**OBJECTIVE**. Search the material below for the word "this". Copy every line that has it.

**PROVIDED INFORMATION**.
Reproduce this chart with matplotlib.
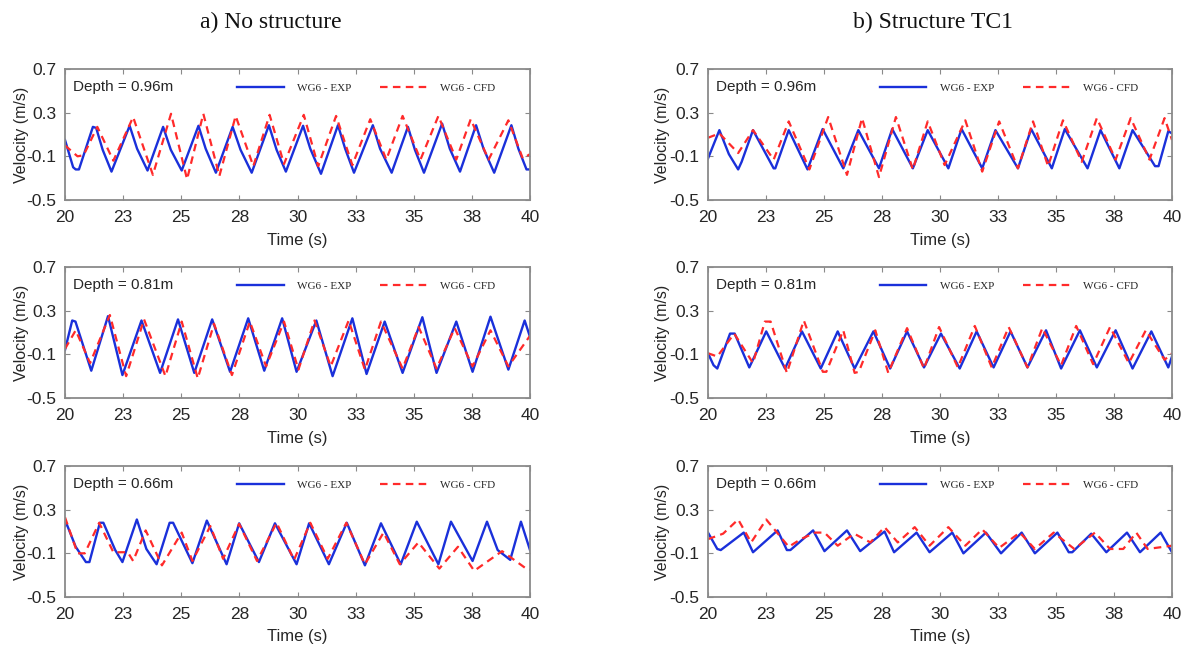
import matplotlib
matplotlib.use('Agg')
from matplotlib import pyplot as plt

W, H = 1186, 648

# ---- a) no structure ----
depth_labels = ['Depth = 0.96m', 'Depth = 0.81m', 'Depth = 0.66m']
titles = ['a) No structure', 'b) Structure TC1']
xtick_pos = [20, 22.5, 25, 27.5, 30, 32.5, 35, 37.5, 40]
xtick_lab = ['20', '23', '25', '28', '30', '33', '35', '38', '40']
ytick_pos = [-0.5, -0.1, 0.3, 0.7]

a96_exp_t = [20.0, 20.35, 20.46, 20.6, 21.2, 21.34, 21.62, 22.0, 22.78, 23.1, 23.55, 24.22, 24.55, 25.02,
             25.74, 26.05, 26.49, 27.21, 27.55, 28.03, 28.77, 29.1, 29.5, 30.24, 30.55, 31.01, 31.74,
             32.05, 32.43, 33.24, 33.55, 34.05, 34.75, 35.05, 35.44, 36.22, 36.55, 36.99, 37.68, 38.0,
             38.46, 39.2, 39.5, 39.85, 40.0]
a96_exp_v = [0.05, -0.2, -0.22, -0.22, 0.17, 0.16, -0.04, -0.24, 0.18, -0.03, -0.23, 0.17, -0.04, -0.23,
             0.18, -0.03, -0.25, 0.17, -0.04, -0.25, 0.185, -0.04, -0.24, 0.18, -0.03, -0.26, 0.185,
             -0.03, -0.25, 0.185, -0.03, -0.25, 0.17, -0.04, -0.25, 0.20, -0.03, -0.24, 0.185, -0.03,
             -0.25, 0.185, -0.03, -0.22, -0.22]
a96_cfd_t = [20.0, 20.54, 20.8, 21.39, 22.08, 22.93, 23.78, 24.56, 25.25, 25.95, 26.64, 27.34, 28.1,
             28.8, 29.42, 30.27, 30.89, 31.66, 32.36, 33.13, 33.82, 34.52, 35.29, 36.06, 36.83, 37.45,
             38.22, 39.07, 39.69, 40.0]
a96_cfd_v = [0.0, -0.1, -0.09, 0.17, -0.14, 0.26, -0.27, 0.29, -0.31, 0.29, -0.28, 0.27, -0.19, 0.28,
             -0.17, 0.28, -0.19, 0.27, -0.18, 0.24, -0.13, 0.27, -0.13, 0.27, -0.13, 0.24, -0.13, 0.23,
             -0.12, -0.08]

a81_exp_t = [20.0, 20.31, 20.45, 21.13, 21.85, 22.47, 23.29, 24.09, 24.86, 25.56, 26.33, 27.1, 27.88,
             28.57, 29.34, 29.96, 30.81, 31.51, 32.36, 32.97, 33.75, 34.52, 35.37, 35.98, 36.83, 37.53,
             38.3, 39.07, 39.77, 40.0]
a81_exp_v = [-0.06, 0.21, 0.2, -0.25, 0.25, -0.29, 0.21, -0.27, 0.22, -0.27, 0.22, -0.26, 0.23, -0.25,
             0.23, -0.26, 0.21, -0.30, 0.23, -0.28, 0.2, -0.27, 0.24, -0.27, 0.2, -0.26, 0.245, -0.24,
             0.21, 0.06]
a81_cfd_t = [20.0, 20.46, 21.08, 21.93, 22.63, 23.4, 24.32, 25.02, 25.71, 26.41, 27.18, 27.95, 28.65,
             29.42, 30.04, 30.73, 31.43, 32.2, 32.9, 33.59, 34.52, 35.21, 35.98, 36.76, 37.53, 38.3,
             39.07, 40.0]
a81_cfd_v = [-0.05, 0.12, -0.18, 0.26, -0.30, 0.22, -0.30, 0.2, -0.32, 0.18, -0.29, 0.2, -0.21, 0.2,
             -0.24, 0.21, -0.21, 0.21, -0.24, 0.2, -0.23, 0.15, -0.23, 0.14, -0.21, 0.12, -0.21, 0.07]

a66_exp_t = [20.0, 20.05, 20.46, 20.9, 21.05, 21.5, 21.65, 22.16, 22.47, 23.09, 23.5, 23.94, 24.5, 24.65,
             25.48, 26.1, 26.95, 27.49, 28.34, 29.03, 29.96, 30.5, 31.35, 32.12, 32.9, 33.59, 34.44,
             35.13, 36.06, 36.6, 37.53, 38.15, 38.61, 39.15, 39.61, 40.0]
a66_exp_v = [0.15, 0.18, -0.04, -0.18, -0.18, 0.18, 0.18, -0.07, -0.18, 0.21, -0.06, -0.2, 0.18, 0.18,
             -0.19, 0.2, -0.2, 0.175, -0.18, 0.175, -0.2, 0.175, -0.2, 0.18, -0.21, 0.175, -0.2, 0.19,
             -0.2, 0.19, -0.17, 0.19, -0.07, -0.16, 0.19, -0.07]
a66_cfd_t = [20.0, 20.54, 20.85, 21.47, 22.08, 22.7, 22.93, 23.47, 24.17, 25.02, 25.48, 26.25, 26.8,
             27.49, 28.26, 29.1, 29.85, 30.55, 31.3, 32.1, 32.9, 33.7, 34.4, 35.2, 36.1, 36.9, 37.6,
             38.8, 39.9, 40.0]
a66_cfd_v = [0.23, -0.1, -0.1, 0.18, -0.09, -0.09, -0.17, 0.11, -0.21, 0.09, -0.17, 0.15, -0.15, 0.17,
             -0.17, 0.18, -0.16, 0.18, -0.15, 0.18, -0.2, 0.09, -0.2, 0.0, -0.24, -0.04, -0.26, -0.08,
             -0.25, -0.25]

# ---- b) structure TC1 ----
b96_exp_t = [20.0, 20.49, 20.9, 21.3, 21.45, 21.94, 22.83, 22.9, 23.48, 24.29, 24.94, 25.83, 26.48,
             27.37, 27.94, 28.83, 29.47, 30.36, 30.93, 31.82, 32.39, 33.36, 33.93, 34.82, 35.38, 36.36,
             36.92, 37.73, 38.3, 39.27, 39.42, 39.84, 40.0]
b96_exp_v = [-0.12, 0.14, -0.08, -0.22, -0.15, 0.14, -0.21, -0.21, 0.14, -0.22, 0.15, -0.21, 0.14,
             -0.21, 0.15, -0.21, 0.14, -0.21, 0.15, -0.21, 0.14, -0.21, 0.15, -0.21, 0.15, -0.21, 0.14,
             -0.21, 0.14, -0.19, -0.19, 0.13, 0.11]
b96_cfd_t = [20.0, 20.49, 21.3, 21.94, 22.83, 23.48, 24.37, 25.18, 25.99, 26.64, 27.37, 28.1, 28.83,
             29.47, 30.2, 31.09, 31.82, 32.55, 33.36, 34.01, 34.66, 35.3, 36.11, 36.76, 37.57, 38.22,
             39.03, 39.68, 40.0]
b96_cfd_v = [0.07, 0.11, -0.07, 0.14, -0.13, 0.22, -0.22, 0.26, -0.27, 0.25, -0.29, 0.26, -0.22, 0.22,
             -0.18, 0.23, -0.24, 0.22, -0.21, 0.22, -0.19, 0.23, -0.15, 0.25, -0.13, 0.25, -0.13, 0.25,
             0.05]

b81_exp_t = [20.0, 20.24, 20.4, 20.95, 21.15, 21.78, 22.51, 23.32, 24.05, 24.86, 25.59, 26.32, 27.13,
             27.85, 28.58, 29.31, 30.04, 30.85, 31.58, 32.31, 33.04, 33.77, 34.57, 35.22, 36.03, 36.76,
             37.57, 38.3, 39.11, 39.84, 40.0]
b81_exp_v = [-0.09, -0.2, -0.23, 0.09, 0.09, -0.22, 0.11, -0.23, 0.11, -0.23, 0.11, -0.23, 0.11, -0.23,
             0.11, -0.22, 0.09, -0.23, 0.11, -0.22, 0.11, -0.22, 0.12, -0.23, 0.12, -0.22, 0.12, -0.23,
             0.11, -0.22, -0.12]
b81_cfd_t = [20.0, 20.4, 21.13, 21.94, 22.45, 22.7, 23.4, 24.13, 24.95, 25.1, 25.83, 26.32, 26.5, 27.21,
             27.77, 28.58, 29.31, 29.96, 30.77, 31.5, 32.23, 32.96, 33.77, 34.41, 35.22, 35.87, 36.6,
             37.33, 38.14, 38.87, 39.68, 40.0]
b81_cfd_v = [-0.09, -0.12, 0.09, -0.18, 0.2, 0.2, -0.27, 0.21, -0.26, -0.26, 0.12, -0.27, -0.26, 0.12,
             -0.27, 0.14, -0.23, 0.15, -0.22, 0.16, -0.22, 0.15, -0.22, 0.14, -0.2, 0.16, -0.19, 0.15,
             -0.18, 0.12, -0.15, -0.09]

b66_exp_t = [20.0, 20.4, 20.55, 21.54, 21.94, 23.0, 23.4, 23.55, 24.53, 25.02, 25.99, 26.56, 27.61,
             28.02, 28.99, 29.55, 30.53, 31.01, 31.98, 32.63, 33.52, 34.09, 35.06, 35.55, 35.7, 36.52,
             37.17, 38.06, 38.62, 39.51, 40.0]
b66_exp_v = [0.09, -0.06, -0.07, 0.09, -0.09, 0.11, -0.07, -0.07, 0.11, -0.08, 0.11, -0.08, 0.10, -0.09,
             0.09, -0.09, 0.09, -0.1, 0.09, -0.1, 0.09, -0.1, 0.09, -0.09, -0.09, 0.08, -0.09, 0.09,
             -0.09, 0.09, -0.09]
b66_cfd_t = [20.0, 20.65, 21.3, 21.86, 22.51, 23.48, 24.0, 24.62, 25.02, 25.59, 26.3, 27.0, 27.61, 28.18,
             28.91, 29.55, 30.36, 31.09, 31.82, 32.55, 33.44, 34.09, 34.9, 35.79, 36.68, 37.33, 37.9,
             38.46, 38.95, 40.0]
b66_cfd_v = [0.03, 0.08, 0.21, 0.0, 0.21, -0.04, 0.03, 0.09, 0.09, -0.03, 0.08, 0.0, 0.14, 0.0, 0.14,
             -0.03, 0.14, -0.03, 0.12, -0.05, 0.09, -0.06, 0.09, -0.06, 0.09, -0.06, -0.06, 0.09, -0.06,
             -0.03]

panels = [
    [(a96_exp_t, a96_exp_v, a96_cfd_t, a96_cfd_v),
     (a81_exp_t, a81_exp_v, a81_cfd_t, a81_cfd_v),
     (a66_exp_t, a66_exp_v, a66_cfd_t, a66_cfd_v)],
    [(b96_exp_t, b96_exp_v, b96_cfd_t, b96_cfd_v),
     (b81_exp_t, b81_exp_v, b81_cfd_t, b81_cfd_v),
     (b66_exp_t, b66_exp_v, b66_cfd_t, b66_cfd_v)],
]

sans = ['Liberation Sans', 'DejaVu Sans']
serif = ['Liberation Serif', 'DejaVu Serif']
blue = '#1a30da'
red = '#ff2a2a'
grey = '#8a8a8a'
txt = '#262626'

fig = plt.figure(figsize=(W / 100, H / 100), dpi=100)

col_x = [(65, 530), (708, 1172)]
row_y = [(69, 200), (267, 398), (466, 597)]
title_x = [271, 933]
ylab_x = [22, 662]

for c in range(2):
    x0, x1 = col_x[c]
    fig.text(title_x[c] / W, 1 - 22 / H, titles[c], family=serif, fontsize=17,
             ha='center', va='center', color='#111111')
    for r in range(3):
        y0, y1 = row_y[r]
        ax = fig.add_axes([x0 / W, 1 - y1 / H, (x1 - x0) / W, (y1 - y0) / H])
        te, ve, tc, vc = panels[c][r]
        ax.plot(te, ve, color=blue, lw=1.7, label='WG6 - EXP')
        ax.plot(tc, vc, color=red, lw=1.6, linestyle=(0, (3.4, 2.4)), label='WG6 - CFD')

        ax.set_xlim(20, 40)
        ax.set_ylim(-0.5, 0.7)
        ax.set_xticks(xtick_pos)
        ax.set_xticklabels(xtick_lab)
        ax.set_yticks(ytick_pos)
        ax.set_yticklabels(['-0.5', '-0.1', '0.3', '0.7'])
        ax.tick_params(direction='in', length=3.5, width=0.8, color=grey, top=True, right=True,
                       labelsize=12.5, labelcolor=txt)
        ax.tick_params(axis='x', pad=7)
        ax.tick_params(axis='y', pad=6)
        for lab in ax.get_xticklabels() + ax.get_yticklabels():
            lab.set_family(sans)
        for s in ax.spines.values():
            s.set_color(grey)
            s.set_linewidth(1.3)

        ax.set_xlabel('Time (s)', family=sans, fontsize=12, color=txt, va='center')
        ax.xaxis.set_label_coords(0.5, -40 / (y1 - y0))
        ax.set_ylabel('Velocity (m/s)', family=sans, fontsize=11.5, color=txt, va='center')
        ax.yaxis.set_label_coords((ylab_x[c] - x0) / (x1 - x0), 0.5)

        ax.text(0.018, 0.865, depth_labels[r], transform=ax.transAxes, family=sans,
                fontsize=11, color=txt, va='center', ha='left')
        leg = ax.legend(loc='center left', bbox_to_anchor=(0.37, 0.855), ncol=2, frameon=False,
                        prop={'family': serif, 'size': 8}, handlelength=4.2, handletextpad=1.2,
                        columnspacing=2.6, borderaxespad=0, borderpad=0)
        for t in leg.get_texts():
            t.set_color(txt)

fig.savefig('out.png', dpi=100)
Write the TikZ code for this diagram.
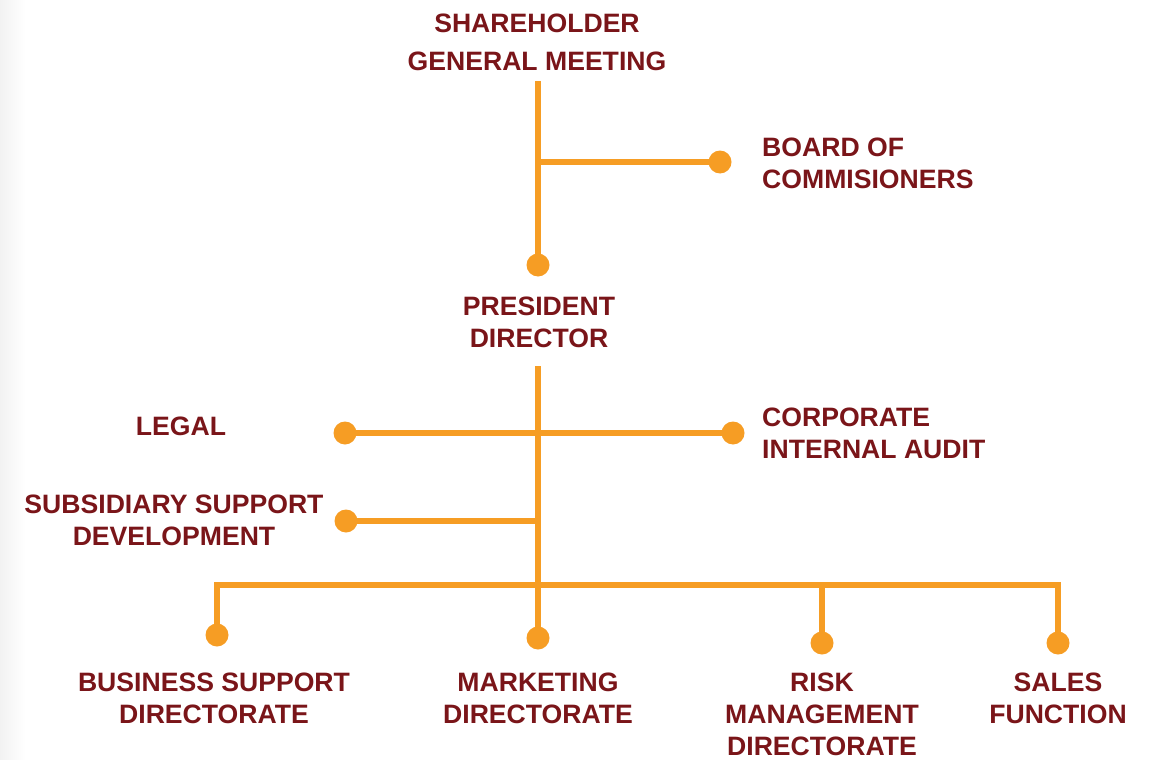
\documentclass[tikz,border=0pt]{standalone}
\usepackage{fontspec}
\setmainfont{Liberation Sans}
\definecolor{lineor}{HTML}{F69D24}
\definecolor{textred}{HTML}{7A1519}
\begin{document}
\begin{tikzpicture}[x=1pt,y=-1pt,
  lbl/.style={font=\bfseries\fontsize{26.6}{32}\selectfont, text=textred, align=center, inner sep=0pt},
  lbll/.style={lbl, align=left, anchor=west},
  dot/.style={circle, fill=lineor, minimum size=23pt, inner sep=0pt},
  conn/.style={draw=lineor, line width=6pt, line join=miter}]
\useasboundingbox (0,0) rectangle (1160,760);
\shade[left color=black!5, right color=white] (0,0) rectangle (26,760);

% labels
\node[lbl, font=\bfseries\fontsize{26.6}{38}\selectfont] (sgm) at (537,42.5) {SHAREHOLDER\\GENERAL MEETING};
\node[lbll] (boc) at (762,163) {BOARD OF\\COMMISIONERS};
\node[lbl] (pd) at (539,322.5) {PRESIDENT\\DIRECTOR};
\node[lbl] (legal) at (181,426) {LEGAL};
\node[lbll] (cia) at (762,433) {CORPORATE\\INTERNAL AUDIT};
\node[lbl] (ssd) at (174,520) {SUBSIDIARY SUPPORT\\DEVELOPMENT};
\node[lbl] (bsd) at (214,698) {BUSINESS SUPPORT\\DIRECTORATE};
\node[lbl] (mkd) at (538,698) {MARKETING\\DIRECTORATE};
\node[lbl] (rmd) at (822,714) {RISK\\MANAGEMENT\\DIRECTORATE};
\node[lbl] (sf) at (1058,698) {SALES\\FUNCTION};

% dots
\node[dot] (dboc) at (720,162) {};
\node[dot] (dpd) at (538,265) {};
\node[dot] (dlegal) at (345,433) {};
\node[dot] (dcia) at (733,433) {};
\node[dot] (dssd) at (346,521) {};
\node[dot] (dbsd) at (217,635) {};
\node[dot] (dmkd) at (538,638) {};
\node[dot] (drmd) at (822,643) {};
\node[dot] (dsf) at (1058,643) {};

% junction coordinates
\coordinate (t1) at (538,81);
\coordinate (j1) at (535,162);
\coordinate (t2) at (538,366);
\coordinate (jssd) at (541,521);
\coordinate (busL) at (217,585);
\coordinate (busR) at (1058,585);
\coordinate (jrmd) at (822,585);

% connectors
\draw[conn] (t1) -- (dpd.center);
\draw[conn] (j1) -- (dboc.center);
\draw[conn] (t2) -- (dmkd.center);
\draw[conn] (dlegal.center) -- (dcia.center);
\draw[conn] (dssd.center) -- (jssd);
\draw[conn] (dbsd.center) -- (busL) -- (busR) -- (dsf.center);
\draw[conn] (jrmd) -- (drmd.center);
\end{tikzpicture}
\end{document}
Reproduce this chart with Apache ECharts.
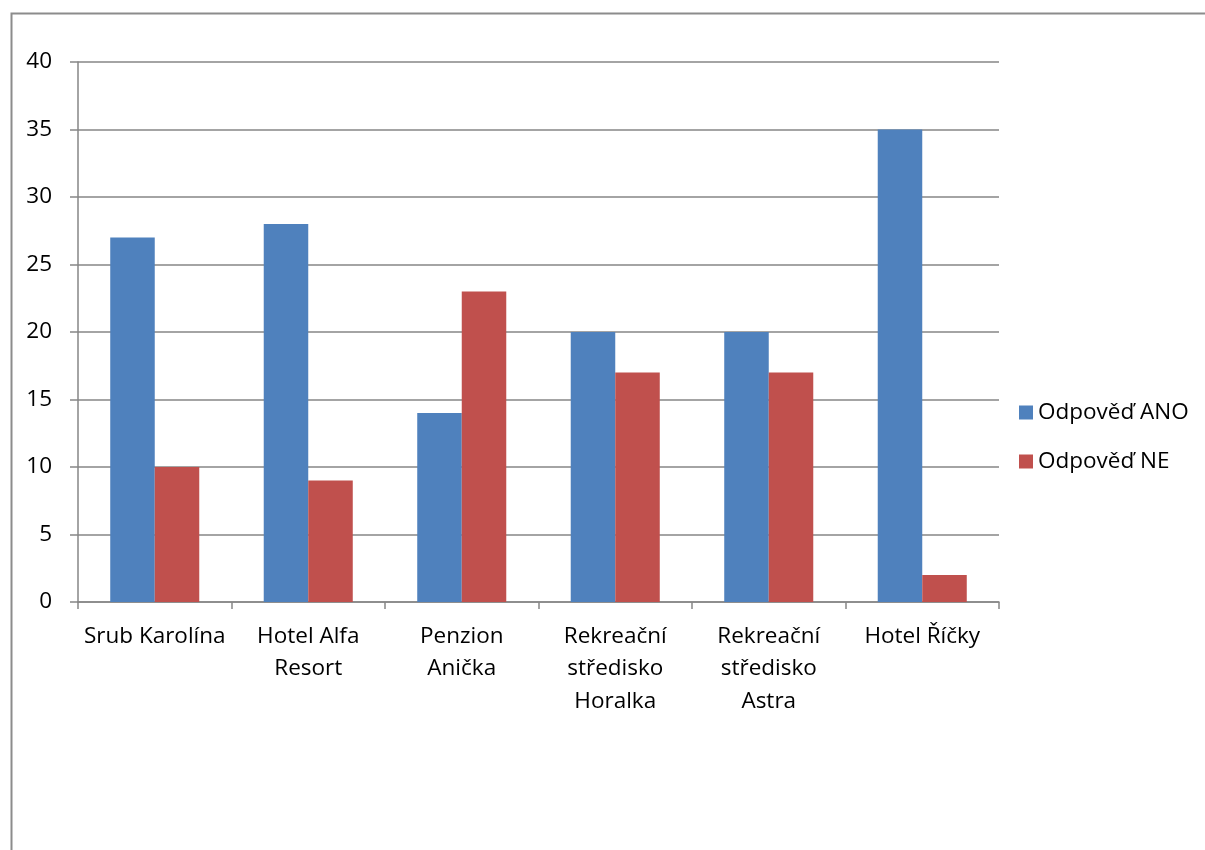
<!DOCTYPE html>
<html><head><meta charset="utf-8">
<script src="https://cdn.jsdelivr.net/npm/echarts@6/dist/echarts.min.js"></script>
<style>html,body{margin:0;padding:0;background:#fff}#c{width:1205px;height:850px}</style>
</head><body><div id="c"></div>
<script>
const categories = ['Srub Karolína', 'Hotel Alfa\nResort', 'Penzion\nAnička', 'Rekreační\nstředisko\nHoralka', 'Rekreační\nstředisko\nAstra', 'Hotel Říčky'];
const seriesNames = ['Odpověď ANO', 'Odpověď NE'];
const valuesANO = [27, 28, 14, 20, 20, 35];
const valuesNE = [10, 9, 23, 17, 17, 2];
const yTicks = {min: 0, max: 40, interval: 5};
const FONT = 'Open Sans';
const chart = echarts.init(document.getElementById('c'));
chart.setOption({
  animation: false,
  textStyle: {fontFamily: FONT},
  graphic: [{type: 'rect', left: 9, top: 11, shape: {width: 1400, height: 1000}, style: {fill: 'none', stroke: '#8c8c8c', lineWidth: 2}, z: -1}],
  grid: {left: 78, top: 62, width: 921, height: 540, containLabel: false},
  legend: {orient: 'vertical', left: 1014, top: 396, itemWidth: 14, itemHeight: 14, itemGap: 26, itemStyle: {borderWidth: 0},
    textStyle: {fontSize: 22.5, color: '#000', fontFamily: FONT}, icon: 'rect', data: seriesNames},
  xAxis: {type: 'category', data: categories,
    axisLine: {lineStyle: {color: '#868686', width: 1.5}},
    axisTick: {show: true, length: 7, lineStyle: {color: '#868686', width: 1.5}},
    axisLabel: {fontSize: 22.5, color: '#000', lineHeight: 32.5, margin: 18, interval: 0}},
  yAxis: {type: 'value', min: yTicks.min, max: yTicks.max, interval: yTicks.interval,
    axisLine: {show: true, lineStyle: {color: '#868686', width: 1.5}},
    axisTick: {show: true, length: 8, lineStyle: {color: '#868686', width: 1.5}},
    splitLine: {lineStyle: {color: '#868686', width: 1.5}},
    axisLabel: {fontSize: 22.5, color: '#000', margin: 26}},
  series: [
    {name: seriesNames[0], type: 'bar', data: valuesANO, barGap: '0%', barCategoryGap: '42%', itemStyle: {color: '#4f81bd'}},
    {name: seriesNames[1], type: 'bar', data: valuesNE, itemStyle: {color: '#c0504d'}}
  ]
});
</script></body></html>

**THE SOLUTION**.
Reproduce this chart with matplotlib.
Write the TikZ code for this diagram.
Reproduce this chart with Apache ECharts.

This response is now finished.